Media’s role in promoting state stability cannot be overemphasized. It should be noted that the media is a double edged sword. It can be an instrument of conflict resolution, uniting tribes and forging ahead tribal unity in divided societies such as Kenya. On the other hand, the media can be a frightful weapon of violence when media outlets opt to propagate messages of negative tribalism, intolerance, and disinformation, encourage annihilation of persons belonging to certain tribes, just as it happened in Kenya following the 2007 disputed presidential results.

As a result of the post-election violence in 2008 in Kenya, quantitative and qualitative media analysis noted that while some media played a key role in promoting peace, majority of radios fuelled ethnic animosities that led to the killing of many Kenyans. Notable among those that fuelled ethnic animosity were the vernacular radio stations. Indeed, one of the suspects named by the International Criminal Court as one of the masterminds of the 2008 political violence in Kenya is a journalist in one of the vernacular radio stations.

Did we learn from what happened in 2008 during the political violence that took place? Not really. Why have the media relegated their role of setting the agenda and shaping public opinion to politicians? Why is the news in Kenya determined by the rallies and gatherings by MPs and what they say, most of which is divisive politics that divide Kenyans further and re-ignite the passions that led the country to violence in 2008? Is there a way the media can re-group and re-strategize on how best they should set the agenda and shape public opinion and not fall onto the whims of politicians?

We all know that conflict sells while unity or the process of resolving conflict does not sell. Could this be the reason why the media prefer to follow the agenda of politicians and not set the agenda, shape public opinion; act as watchdogs on the excesses of the first three estates – the executive, the legislature and the judiciary?

A more worrying trend as we approach the 2012 general elections is the positioning of some politicians to own TV and radio stations knowing too well the power that they wield in influencing voters. Will some media declare support for some presidential and political parties in the 2012 elections as happened during the 2007 general elections? If yes, how will the media play its role in conflict resolution by presenting information that is reliable, respects human rights and represents divergent views? Will we see a kind of media that upholds accountability and exposes malfeasance, enabling society to make well informed choices, which is a precursor of democratic governance? Will the media reduce conflict and foster human security with its owners having well known political interests?

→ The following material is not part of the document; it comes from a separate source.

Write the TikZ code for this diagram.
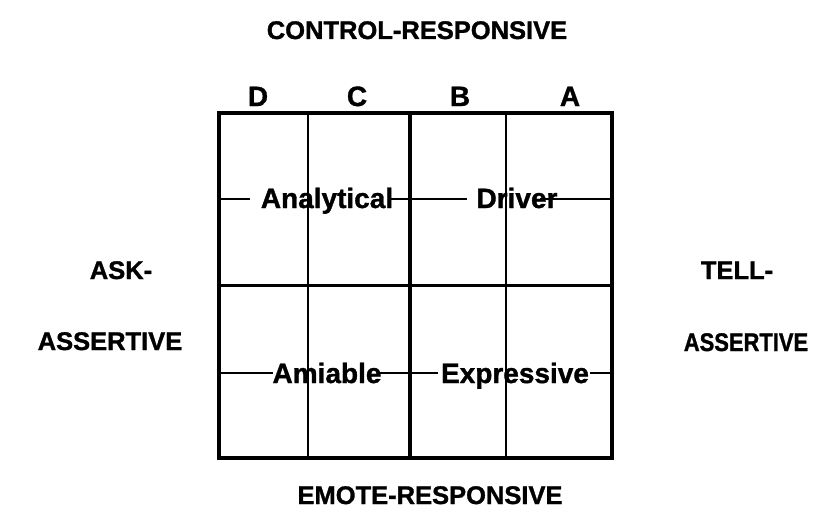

What we have seen in the media in Kenya recently, especially during the by-elections, is the media tending to dramatize conflicts either tacitly or openly.  The media has done so by focusing on irreconcilable differences between parties, persons, extreme positions and inflammatory statements, violent or threatening acts and win-or-lose outcomes. One may assume that editors work from the premise that conflict is interesting and agreement is boring. While a conflictual approach may attract listeners and sell newspapers, it impacts on the society negatively as stereotypes are ingrained in the minds of the masses.

While training of journalists, tailored to local needs is one of the most valuable instruments to keep media organizations from contributing to the escalation of conflicts, what happens to media owners, who are themselves politicians, and whose main agenda is to use propaganda against their opponents to their own advantage? How can training of journalists assist media personnel who work for media houses whose owner has openly declared support for a presidential candidate and political party?

Where does the Code and Conduct for the Practice of Journalism in Kenya published by the Media Council of Kenya come in? How are journalists expected to practice accuracy and fairness in a media station whose owner has presidential ambitions or better still the owner supports a particular presidential candidate and party? Will such a journalist be in a position to write a fair, accurate and unbiased story on matters of public interest? Will all sides and angles of the story be accurately reported or will it be in favor of the owner of the media station. Will such journalists be in a position to be independent and free from those seeking influence or control over news content? How will they gather and report news without fear or favor, and vigorously resist undue influence from any outside forces, including advertisers’ sources, story, subjects, powerful individuals and special interest groups? Will they resist those who would buy or politically influence news content or who would seek to intimidate those who gather and disseminate news? Last but not least, will they determine news content solely through editorial judgment and not as the result of outside influence?

These are some of the mind boggling questions that the media in Kenya need to think about as we approach the 2012 general elections. This is urgent in view of the increasing interest by politicians to own media stations. If these issues are not reflected upon, the role of the media in promoting state stability may be negated, plunging the country into chaos like we witnessed in 2008.